Problem to solve: Print, word for word, the opening line of the data below and every line after it through the line that contains "const errTop = [[3.60,1.19,0.91],[-0.29,0.70,0.23]];", but not the pictures.

Material:
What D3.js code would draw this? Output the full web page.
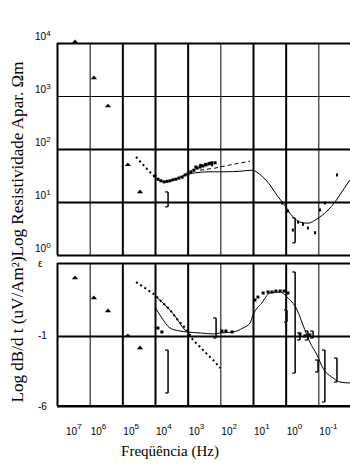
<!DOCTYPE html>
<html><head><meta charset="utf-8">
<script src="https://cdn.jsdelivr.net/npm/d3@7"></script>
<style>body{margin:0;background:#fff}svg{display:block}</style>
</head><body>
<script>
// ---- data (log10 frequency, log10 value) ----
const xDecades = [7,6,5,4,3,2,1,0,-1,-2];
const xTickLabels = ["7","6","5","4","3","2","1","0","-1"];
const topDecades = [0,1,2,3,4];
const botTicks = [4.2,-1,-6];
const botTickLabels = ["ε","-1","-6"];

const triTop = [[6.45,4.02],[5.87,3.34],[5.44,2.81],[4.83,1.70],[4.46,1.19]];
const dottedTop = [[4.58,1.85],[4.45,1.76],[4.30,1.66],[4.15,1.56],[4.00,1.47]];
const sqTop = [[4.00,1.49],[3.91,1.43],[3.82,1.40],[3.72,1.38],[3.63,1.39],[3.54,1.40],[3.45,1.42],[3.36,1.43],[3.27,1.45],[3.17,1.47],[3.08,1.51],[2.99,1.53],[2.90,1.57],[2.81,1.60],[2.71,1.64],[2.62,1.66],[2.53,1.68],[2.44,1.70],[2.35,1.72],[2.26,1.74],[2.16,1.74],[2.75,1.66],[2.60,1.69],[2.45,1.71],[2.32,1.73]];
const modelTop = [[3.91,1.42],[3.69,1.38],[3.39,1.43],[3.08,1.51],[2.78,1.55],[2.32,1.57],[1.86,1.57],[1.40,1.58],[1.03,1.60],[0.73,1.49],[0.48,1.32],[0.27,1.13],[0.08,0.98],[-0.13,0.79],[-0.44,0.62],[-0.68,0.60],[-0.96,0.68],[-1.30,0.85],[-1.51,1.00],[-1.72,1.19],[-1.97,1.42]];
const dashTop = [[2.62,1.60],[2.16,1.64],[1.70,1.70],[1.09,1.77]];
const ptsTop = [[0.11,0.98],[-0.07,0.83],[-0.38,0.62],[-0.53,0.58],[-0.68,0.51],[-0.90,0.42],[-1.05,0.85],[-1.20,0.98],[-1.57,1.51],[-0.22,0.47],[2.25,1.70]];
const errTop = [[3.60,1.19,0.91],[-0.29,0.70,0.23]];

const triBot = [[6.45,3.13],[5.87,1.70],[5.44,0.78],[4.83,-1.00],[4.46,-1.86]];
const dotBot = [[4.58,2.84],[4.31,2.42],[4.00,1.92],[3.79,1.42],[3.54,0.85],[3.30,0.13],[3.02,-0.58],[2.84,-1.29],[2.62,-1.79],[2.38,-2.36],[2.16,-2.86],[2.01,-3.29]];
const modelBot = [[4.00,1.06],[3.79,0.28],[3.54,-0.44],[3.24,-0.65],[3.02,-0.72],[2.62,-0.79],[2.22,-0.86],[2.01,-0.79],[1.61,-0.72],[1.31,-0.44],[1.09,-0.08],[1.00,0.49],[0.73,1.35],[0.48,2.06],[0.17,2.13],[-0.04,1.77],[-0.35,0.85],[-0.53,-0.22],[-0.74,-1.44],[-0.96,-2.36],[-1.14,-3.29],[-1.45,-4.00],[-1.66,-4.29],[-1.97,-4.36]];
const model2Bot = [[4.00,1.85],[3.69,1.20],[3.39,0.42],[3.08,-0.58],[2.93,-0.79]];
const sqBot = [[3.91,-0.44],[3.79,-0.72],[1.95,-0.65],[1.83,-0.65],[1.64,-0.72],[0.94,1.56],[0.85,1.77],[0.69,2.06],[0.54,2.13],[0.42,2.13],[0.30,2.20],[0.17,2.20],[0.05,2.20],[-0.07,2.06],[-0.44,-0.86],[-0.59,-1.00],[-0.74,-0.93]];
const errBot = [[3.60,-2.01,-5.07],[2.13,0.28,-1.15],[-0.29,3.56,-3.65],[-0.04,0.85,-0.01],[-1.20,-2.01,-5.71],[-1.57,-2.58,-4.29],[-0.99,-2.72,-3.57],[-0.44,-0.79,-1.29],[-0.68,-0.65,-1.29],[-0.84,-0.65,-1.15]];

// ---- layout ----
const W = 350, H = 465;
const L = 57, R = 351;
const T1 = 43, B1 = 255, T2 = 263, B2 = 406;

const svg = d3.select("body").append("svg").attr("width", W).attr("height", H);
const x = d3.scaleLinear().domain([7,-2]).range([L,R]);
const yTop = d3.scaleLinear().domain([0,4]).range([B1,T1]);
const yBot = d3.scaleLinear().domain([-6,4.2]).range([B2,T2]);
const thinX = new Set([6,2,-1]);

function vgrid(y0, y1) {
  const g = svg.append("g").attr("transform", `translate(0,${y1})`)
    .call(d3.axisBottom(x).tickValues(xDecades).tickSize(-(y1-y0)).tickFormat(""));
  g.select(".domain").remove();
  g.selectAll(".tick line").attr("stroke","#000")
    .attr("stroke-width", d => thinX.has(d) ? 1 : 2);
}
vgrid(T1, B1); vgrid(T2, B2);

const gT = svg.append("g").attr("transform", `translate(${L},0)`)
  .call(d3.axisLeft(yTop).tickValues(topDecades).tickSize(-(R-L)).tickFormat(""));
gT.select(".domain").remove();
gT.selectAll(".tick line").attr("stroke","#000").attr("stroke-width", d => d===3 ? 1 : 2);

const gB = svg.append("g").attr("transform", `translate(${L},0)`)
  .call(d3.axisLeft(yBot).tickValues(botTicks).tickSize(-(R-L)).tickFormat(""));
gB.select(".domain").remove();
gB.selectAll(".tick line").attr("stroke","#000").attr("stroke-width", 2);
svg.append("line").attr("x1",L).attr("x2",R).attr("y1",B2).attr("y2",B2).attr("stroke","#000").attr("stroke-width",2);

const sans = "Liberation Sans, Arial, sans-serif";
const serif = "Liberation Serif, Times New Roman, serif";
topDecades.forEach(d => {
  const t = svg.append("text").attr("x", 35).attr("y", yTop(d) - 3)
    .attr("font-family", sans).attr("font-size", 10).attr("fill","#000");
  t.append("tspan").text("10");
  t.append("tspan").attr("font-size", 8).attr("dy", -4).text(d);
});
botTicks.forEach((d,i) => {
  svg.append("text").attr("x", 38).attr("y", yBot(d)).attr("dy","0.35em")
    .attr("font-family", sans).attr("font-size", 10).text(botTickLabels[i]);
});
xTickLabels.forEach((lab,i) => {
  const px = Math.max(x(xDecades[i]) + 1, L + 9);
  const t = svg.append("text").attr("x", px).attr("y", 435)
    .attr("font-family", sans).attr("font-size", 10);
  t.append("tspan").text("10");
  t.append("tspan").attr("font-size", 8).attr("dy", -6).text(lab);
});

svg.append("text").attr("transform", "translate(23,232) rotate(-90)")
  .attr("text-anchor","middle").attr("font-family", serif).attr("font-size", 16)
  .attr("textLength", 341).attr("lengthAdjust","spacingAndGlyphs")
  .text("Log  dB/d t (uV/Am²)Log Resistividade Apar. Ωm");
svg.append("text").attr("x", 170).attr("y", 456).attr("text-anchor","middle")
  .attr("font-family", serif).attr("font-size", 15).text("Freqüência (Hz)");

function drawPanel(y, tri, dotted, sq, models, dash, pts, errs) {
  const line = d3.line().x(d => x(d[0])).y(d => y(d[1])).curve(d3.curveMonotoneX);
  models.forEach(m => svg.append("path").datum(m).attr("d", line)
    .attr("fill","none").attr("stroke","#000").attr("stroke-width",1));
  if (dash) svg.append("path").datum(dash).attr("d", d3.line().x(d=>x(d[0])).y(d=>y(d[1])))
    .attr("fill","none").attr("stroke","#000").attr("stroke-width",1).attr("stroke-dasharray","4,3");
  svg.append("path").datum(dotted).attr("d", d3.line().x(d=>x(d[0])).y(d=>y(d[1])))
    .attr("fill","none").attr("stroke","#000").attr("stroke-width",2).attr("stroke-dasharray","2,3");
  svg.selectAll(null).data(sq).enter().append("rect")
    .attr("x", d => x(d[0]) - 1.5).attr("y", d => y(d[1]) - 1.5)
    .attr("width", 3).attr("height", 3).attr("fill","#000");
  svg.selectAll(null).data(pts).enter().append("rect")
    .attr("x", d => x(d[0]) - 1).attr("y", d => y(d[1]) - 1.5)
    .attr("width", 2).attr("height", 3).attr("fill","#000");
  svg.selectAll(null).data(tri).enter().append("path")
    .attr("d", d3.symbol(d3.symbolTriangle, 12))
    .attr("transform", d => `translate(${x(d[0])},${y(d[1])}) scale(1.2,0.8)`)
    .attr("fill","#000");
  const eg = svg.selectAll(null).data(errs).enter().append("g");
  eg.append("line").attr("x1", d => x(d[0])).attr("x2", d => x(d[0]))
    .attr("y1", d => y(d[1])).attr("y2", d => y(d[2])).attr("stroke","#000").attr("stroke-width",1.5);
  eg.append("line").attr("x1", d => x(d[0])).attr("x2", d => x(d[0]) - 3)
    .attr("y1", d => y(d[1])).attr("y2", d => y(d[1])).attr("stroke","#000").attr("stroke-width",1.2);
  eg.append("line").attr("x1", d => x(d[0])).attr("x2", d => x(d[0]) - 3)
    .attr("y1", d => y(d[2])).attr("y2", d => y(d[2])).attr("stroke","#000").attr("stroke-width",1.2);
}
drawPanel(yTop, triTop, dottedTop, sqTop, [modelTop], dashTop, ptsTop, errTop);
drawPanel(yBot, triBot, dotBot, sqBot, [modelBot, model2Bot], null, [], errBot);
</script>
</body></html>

Expected answer:
What D3.js code would draw this? Output the full web page.
<!DOCTYPE html>
<html><head><meta charset="utf-8">
<script src="https://cdn.jsdelivr.net/npm/d3@7"></script>
<style>body{margin:0;background:#fff}svg{display:block}</style>
</head><body>
<script>
// ---- data (log10 frequency, log10 value) ----
const xDecades = [7,6,5,4,3,2,1,0,-1,-2];
const xTickLabels = ["7","6","5","4","3","2","1","0","-1"];
const topDecades = [0,1,2,3,4];
const botTicks = [4.2,-1,-6];
const botTickLabels = ["ε","-1","-6"];

const triTop = [[6.45,4.02],[5.87,3.34],[5.44,2.81],[4.83,1.70],[4.46,1.19]];
const dottedTop = [[4.58,1.85],[4.45,1.76],[4.30,1.66],[4.15,1.56],[4.00,1.47]];
const sqTop = [[4.00,1.49],[3.91,1.43],[3.82,1.40],[3.72,1.38],[3.63,1.39],[3.54,1.40],[3.45,1.42],[3.36,1.43],[3.27,1.45],[3.17,1.47],[3.08,1.51],[2.99,1.53],[2.90,1.57],[2.81,1.60],[2.71,1.64],[2.62,1.66],[2.53,1.68],[2.44,1.70],[2.35,1.72],[2.26,1.74],[2.16,1.74],[2.75,1.66],[2.60,1.69],[2.45,1.71],[2.32,1.73]];
const modelTop = [[3.91,1.42],[3.69,1.38],[3.39,1.43],[3.08,1.51],[2.78,1.55],[2.32,1.57],[1.86,1.57],[1.40,1.58],[1.03,1.60],[0.73,1.49],[0.48,1.32],[0.27,1.13],[0.08,0.98],[-0.13,0.79],[-0.44,0.62],[-0.68,0.60],[-0.96,0.68],[-1.30,0.85],[-1.51,1.00],[-1.72,1.19],[-1.97,1.42]];
const dashTop = [[2.62,1.60],[2.16,1.64],[1.70,1.70],[1.09,1.77]];
const ptsTop = [[0.11,0.98],[-0.07,0.83],[-0.38,0.62],[-0.53,0.58],[-0.68,0.51],[-0.90,0.42],[-1.05,0.85],[-1.20,0.98],[-1.57,1.51],[-0.22,0.47],[2.25,1.70]];
const errTop = [[3.60,1.19,0.91],[-0.29,0.70,0.23]];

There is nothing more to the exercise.